Jill Randall, Artistic Director of Shawl-Anderson Dance Center
and Blog Director of Life as a Modern Dancer
Posted by: Jill Randall | 11/12/2018 at 01:32 PM
I think solo work can draw audiences out of themselves and into the world of the performer. This is the point, right? We learn about the person, their story, their experience. What was moving for me is that Nora's performance took me into their world, but then reflected back so much at me about myself. By seeing and witnessing Nora I was able to be witness in a deeper way to some of my own inner Nora: tender, funny, smart, vulnerable, witty, sexual, bold, abstract and lively. I thank you for that - moving, powerful, courageous and connected.
Rebecca Johnson
Posted by: Rebecca Johnson | 11/12/2018 at 05:15 PM
I very much enjoyed the humorous stories in the earlier section of the evening, but the last section has really stuck with me. Nora's soothing voice telling vivid second-person stories in the darkness put me in a state of such deep relaxation that I didn't stay to chat more than a couple of minutes afterwards. The closing story felt simultaneously universal and personal, not to mention honest and hopeful, even while it acknowledged the dark times we are now living in. I hope we can all find the other options.
-Sally
Posted by: D | 11/17/2018 at 12:24 AM
Nora is Nora through and through. In a conversation with her in the lobby of Shawl-Anderson, I'm struck by her elegant, gracious nature and austere beauty. Her compelling humility and simplicity is multifarious, and I'm drawn in. She speaks her truth, and I believe her.
On stage, in her show, "Small Boobs", Nora shines in much the same way. Her stage persona is not different - just amplified. I was totally engrossed from the show's opening of shit-kicking, balls-to-the-wall, raucous dancing to the almost primal ending of audience in darkness while Nora spoke slow, low, and deliberate words of comfort and concern, of wonderings and clarity - waking us to empathy, connection, and most importantly our very selves.
The journey was not linear - nor is life. Nora is vibrant, brave, and captivating in her smart, informal, incisive, fast stand-up comedy routine that erupted unexpectedly on the heels of the opening dance. She was swift, shape-shifting from place to place on stage all the while. At times, she would break-out of her stand-up role and in sharp contrast suddenly get conversational and intimate - moving closer to the audience for emphasis.

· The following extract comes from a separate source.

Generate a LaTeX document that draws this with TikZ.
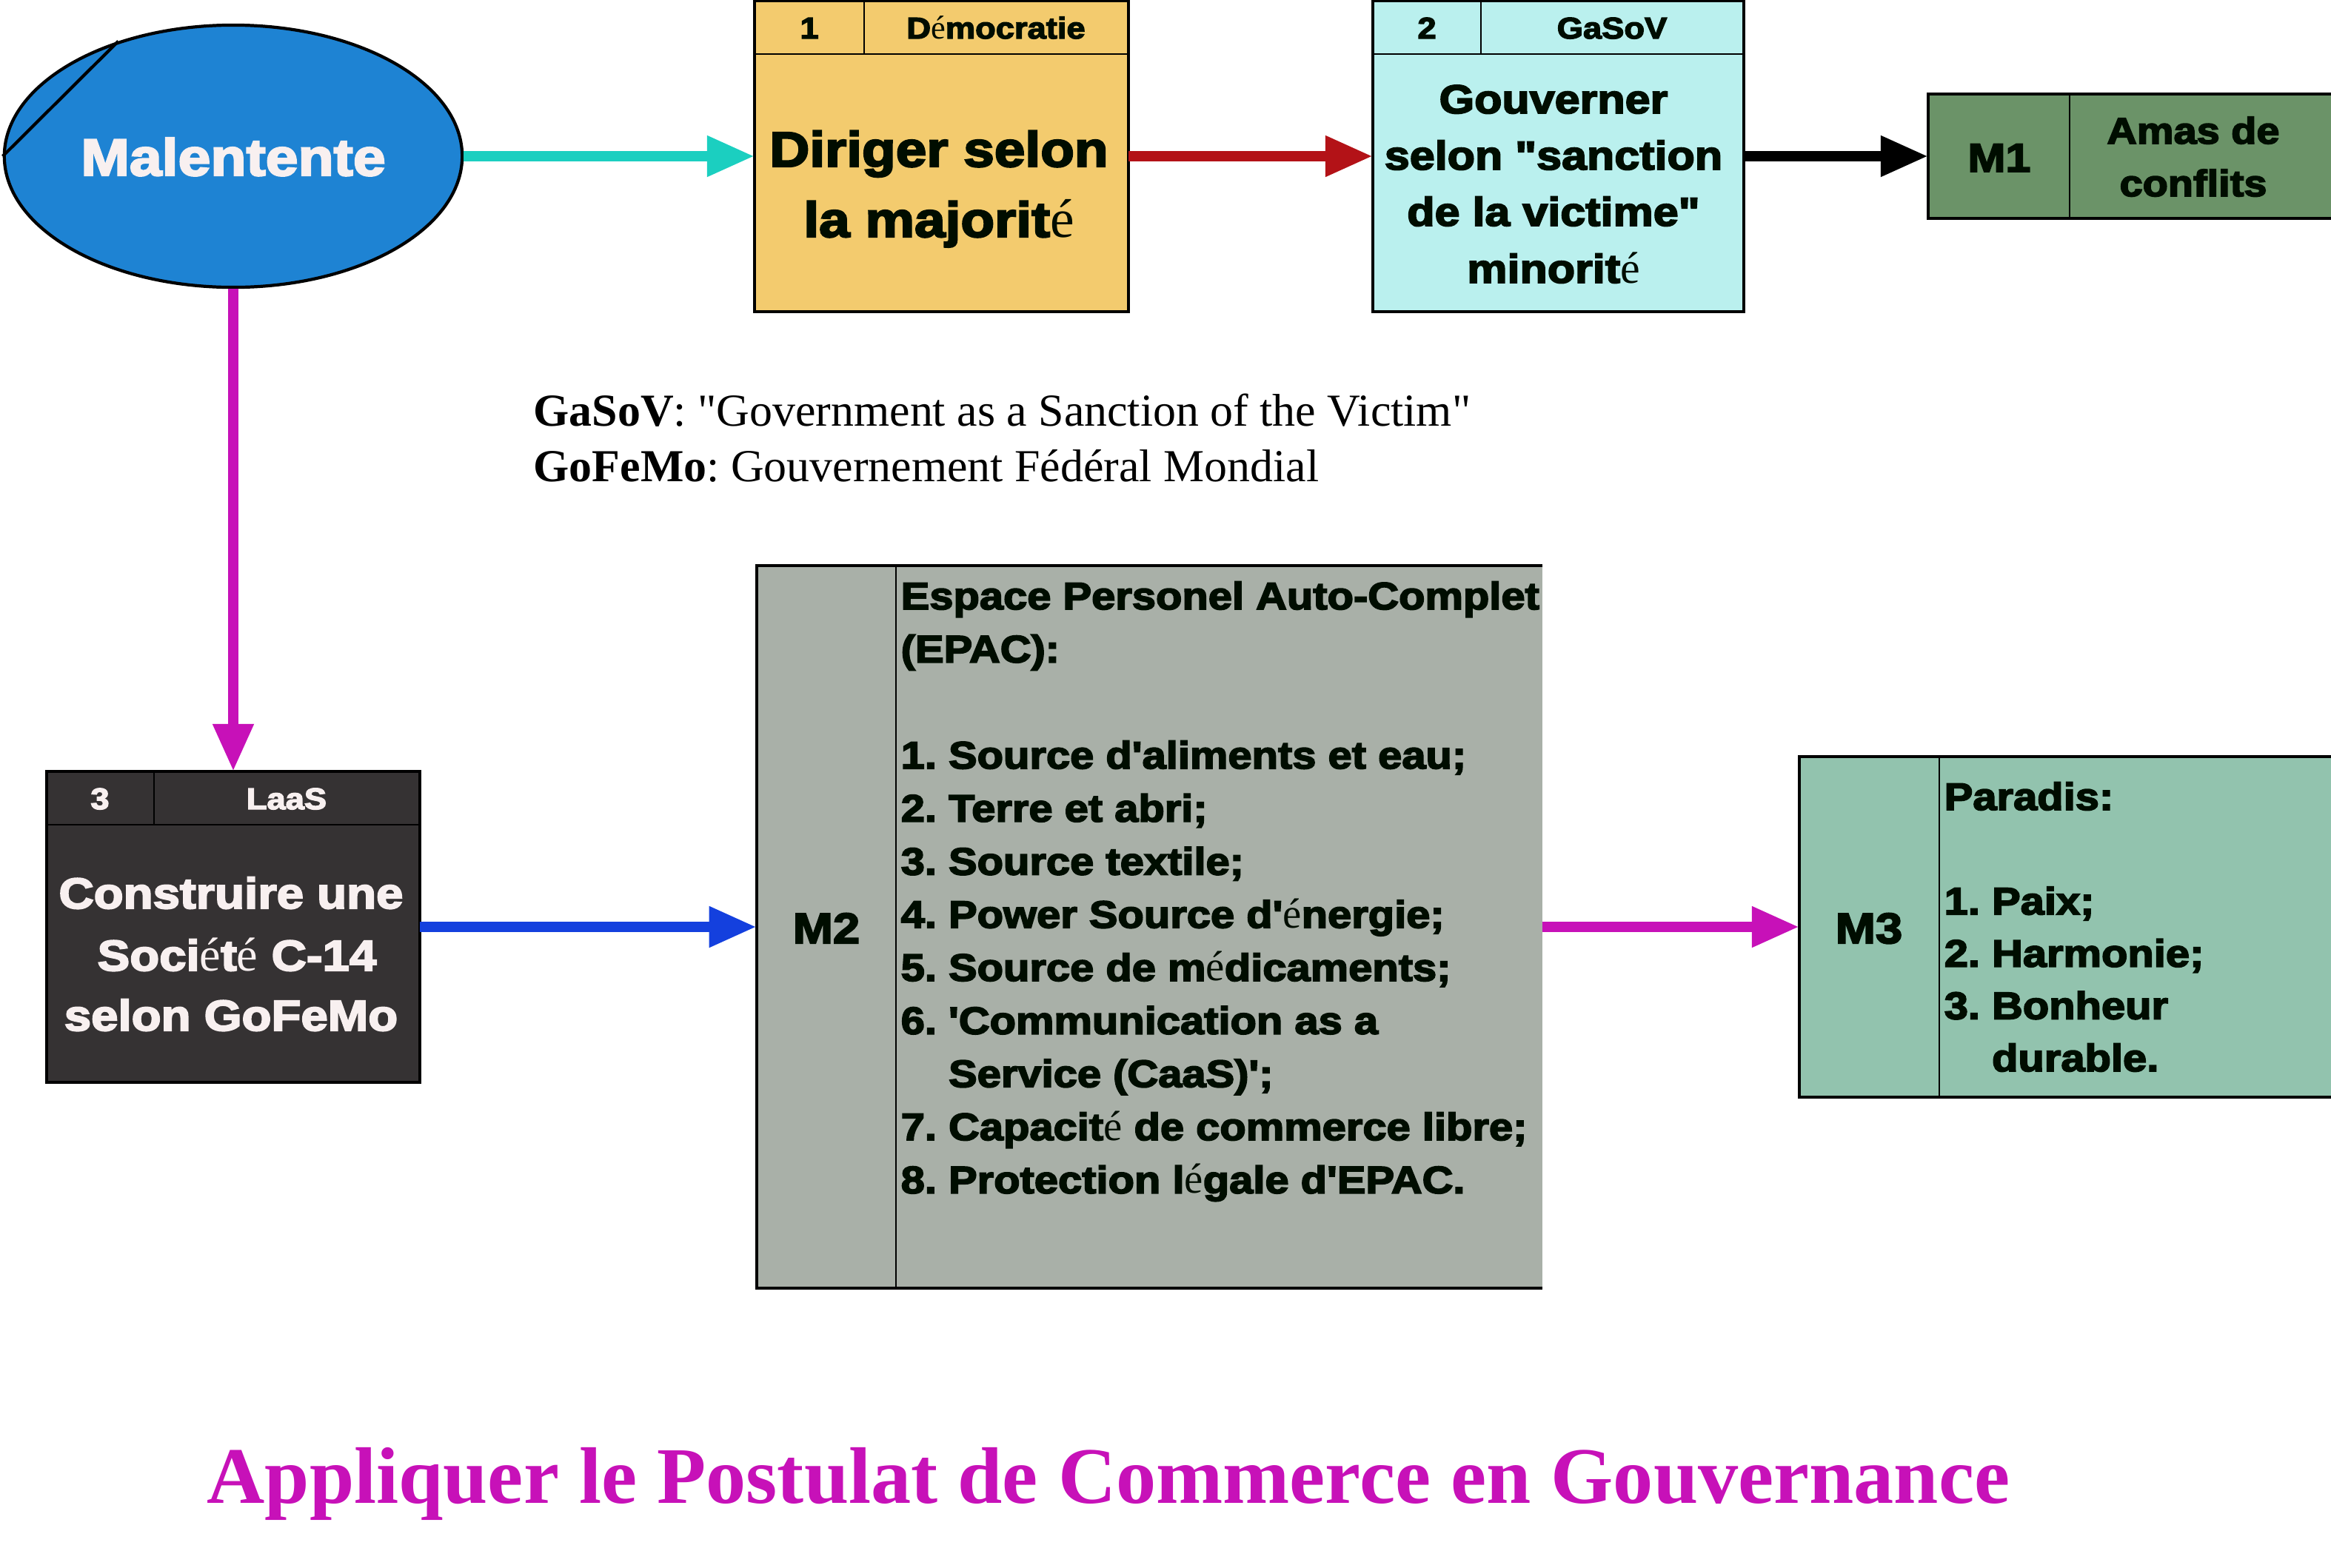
\documentclass[tikz,border=0pt]{standalone}
\usepackage{fontspec}
\setmainfont{Liberation Serif}
\newfontfamily\hv{Liberation Sans}[FakeStretch=1.12,BoldFeatures={FakeBold=3.5}]
\newfontfamily\tms{Liberation Serif}
\usetikzlibrary{arrows.meta,shapes.geometric}
\newcommand\se{{\tms\mdseries\scalebox{1.1}{é}}}
\newcommand\hvf[1]{\hv\bfseries\fontsize{#1}{#1}\selectfont}
\definecolor{ellblue}{RGB}{30,131,211}
\definecolor{wtxt}{RGB}{248,240,240}
\definecolor{ink}{RGB}{0,13,0}
\definecolor{cyanc}{RGB}{27,207,192}
\definecolor{redc}{RGB}{179,18,23}
\definecolor{magc}{RGB}{199,17,184}
\definecolor{bluec}{RGB}{20,64,222}
\definecolor{bonefill}{RGB}{243,203,110}
\definecolor{btwofill}{RGB}{186,240,238}
\definecolor{bthreefill}{RGB}{53,50,51}
\definecolor{monefill}{RGB}{107,147,104}
\definecolor{mtwofill}{RGB}{169,176,168}
\definecolor{mthreefill}{RGB}{146,195,174}
\frenchspacing
\begin{document}
\begin{tikzpicture}[x=0.01cm,y=-0.01cm,
  box/.style={rectangle,draw=black,line width=1.2pt,inner sep=0pt,outer sep=0pt},
  mbox/.style={rectangle,inner sep=0pt,outer sep=0pt},
  border/.style={line width=1.2pt,black},
  inl/.style={line width=0.8pt,black},
  txt/.style={inner sep=0pt,anchor=base},
  ltxt/.style={inner sep=0pt,anchor=base west},
  arr/.style={line width=4pt,-{Triangle[length=0.64cm,width=0.52cm]}}]
\useasboundingbox (0,0) rectangle (3148,2118);
\clip (0,0) rectangle (3148,2118);

% ---- Malentente ellipse
\node[ellipse,draw=black,line width=1.2pt,fill=ellblue,minimum width=6.18cm,minimum height=3.54cm,inner sep=0pt] (mal) at (315,211) {};
\draw[line width=1.2pt] (mal.180) -- (mal.135);
\node[txt,font=\hvf{20},text=wtxt] (malt) at (315,237) {Malentente};

% ---- Box 1 Democratie
\node[box,fill=bonefill,minimum width=5.05cm,minimum height=4.19cm] (b1) at (1271.5,211) {};
\draw[inl] (1019,73) -- (1524,73);
\draw[inl] (1167,2) -- (1167,73);
\node[txt,font=\hvf{11.5},text=ink] (b1n) at (1093,52) {1};
\node[txt,font=\hvf{11.5},text=ink] (b1h) at (1345,52) {D\se mocratie};
\node[txt,font=\hvf{19},text=ink] (b1a) at (1268,225) {Diriger selon};
\node[txt,font=\hvf{19},text=ink] (b1b) at (1268,320) {la majorit\se};

% ---- Box 2 GaSoV
\node[box,fill=btwofill,minimum width=5.01cm,minimum height=4.19cm] (b2) at (2104.5,211) {};
\draw[inl] (1854,73) -- (2355,73);
\draw[inl] (2000,2) -- (2000,73);
\node[txt,font=\hvf{11.5},text=ink] (b2n) at (1927,52) {2};
\node[txt,font=\hvf{11.5},text=ink] (b2h) at (2177,52) {GaSoV};
\node[txt,font=\hvf{15.5},text=ink] (b2a) at (2098,153) {Gouverner};
\node[txt,font=\hvf{15.5},text=ink] (b2b) at (2098,229) {selon "sanction};
\node[txt,font=\hvf{15.5},text=ink] (b2c) at (2098,305) {de la victime"};
\node[txt,font=\hvf{15.5},text=ink] (b2d) at (2098,382) {minorit\se};

% ---- M1
\node[mbox,fill=monefill,minimum width=5.56cm,minimum height=1.68cm] (m1) at (2882,211) {};
\draw[border] (m1.north east) -- (m1.north west) -- (m1.south west) -- (m1.south east);
\draw[inl] (2795,127) -- (2795,295);
\node[txt,font=\hvf{15.5},text=ink] (m1l) at (2700,232) {M1};
\node[txt,font=\hvf{14.2},text=ink] (m1a) at (2962,194) {Amas de};
\node[txt,font=\hvf{14.2},text=ink] (m1b) at (2962,265) {conflits};

% ---- Notes
\node[ltxt,font=\tms\fontsize{17.6}{20}\selectfont] (note1) at (720,575) {\textbf{GaSoV}: "Government as a Sanction of the Victim"};
\node[ltxt,font=\tms\fontsize{17.6}{20}\selectfont] (note2) at (720,650) {\textbf{GoFeMo}: Gouvernement Fédéral Mondial};

% ---- Box 3 LaaS
\node[box,fill=bthreefill,minimum width=5.03cm,minimum height=4.2cm] (b3) at (315,1252) {};
\draw[inl] (63.5,1114) -- (566.5,1114);
\draw[inl] (208,1042) -- (208,1114);
\node[txt,font=\hvf{11.5},text=wtxt] (b3n) at (135,1093) {3};
\node[txt,font=\hvf{11.5},text=wtxt] (b3h) at (387,1093) {LaaS};
\node[txt,font=\hvf{16.6},text=wtxt] (b3a) at (312,1227) {Construire une};
\node[txt,font=\hvf{16.6},text=wtxt] (b3b) at (320,1311) {Soci\se t\se{} C-14};
\node[txt,font=\hvf{16.6},text=wtxt] (b3c) at (312,1392) {selon GoFeMo};

% ---- M2
\node[mbox,fill=mtwofill,minimum width=10.61cm,minimum height=9.76cm] (m2) at (1552.5,1252) {};
\draw[border] (m2.north east) -- (m2.north west) -- (m2.south west) -- (m2.south east);
\draw[inl] (1210,764) -- (1210,1740);
\node[txt,font=\hvf{16.5},text=ink] (m2l) at (1116,1274) {M2};
\foreach \k/\lineT in {0/{Espace Personel Auto-Complet},1/{(EPAC):},3/{1. Source d'aliments et eau;},4/{2. Terre et abri;},5/{3. Source textile;},6/{4. Power Source d'\se nergie;},7/{5. Source de m\se dicaments;},8/{6. 'Communication as a},9/{\phantom{6. }Service (CaaS)';},10/{7. Capacit\se{} de commerce libre;},11/{8. Protection l\se gale d'EPAC.}}
  \node[ltxt,font=\hvf{14.7},text=ink] (m2t\k) at (1216,823+71.7*\k) {\lineT};

% ---- M3
\node[mbox,fill=mthreefill,minimum width=7.3cm,minimum height=4.6cm] (m3) at (2795,1252) {};
\draw[border] (m3.north east) -- (m3.north west) -- (m3.south west) -- (m3.south east);
\draw[inl] (2619,1022) -- (2619,1482);
\node[txt,font=\hvf{16.5},text=ink] (m3l) at (2524,1274) {M3};
\foreach \k/\lineT in {0/{Paradis:},2/{1. Paix;},3/{2. Harmonie;},4/{3. Bonheur},5/{\phantom{3. }durable.}}
  \node[ltxt,font=\hvf{14.7},text=ink] (m3t\k) at (2625,1094+70.6*\k) {\lineT};

% ---- Connectors
\draw[arr,cyanc] (mal.east) -- (b1.west);
\draw[arr,redc] (b1.east) -- (b2.west);
\draw[arr,black] (b2.east) -- (m1.west);
\draw[arr,magc] (mal.south) -- (b3.north);
\draw[arr,bluec] (b3.east) -- (m2.west);
\draw[arr,magc] (m2.east) -- (m3.west);

% ---- Title
\node[txt,font=\tms\bfseries\fontsize{30.8}{34}\selectfont,text=magc] (title) at (1497,2030) {Appliquer le Postulat de Commerce en Gouvernance};
\end{tikzpicture}
\end{document}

Through spoken word, song, music of her own making, piles of clothes (arranged and rearranged), and tender, wistful, endearing stories of childhood, donuts, relationships, family, transhood, and self-reflection, she fashioned exquisite metaphors into the marrow and guts of our human frailty, lush power, and longing for community. Thank you Nora for this beautiful and seminal work!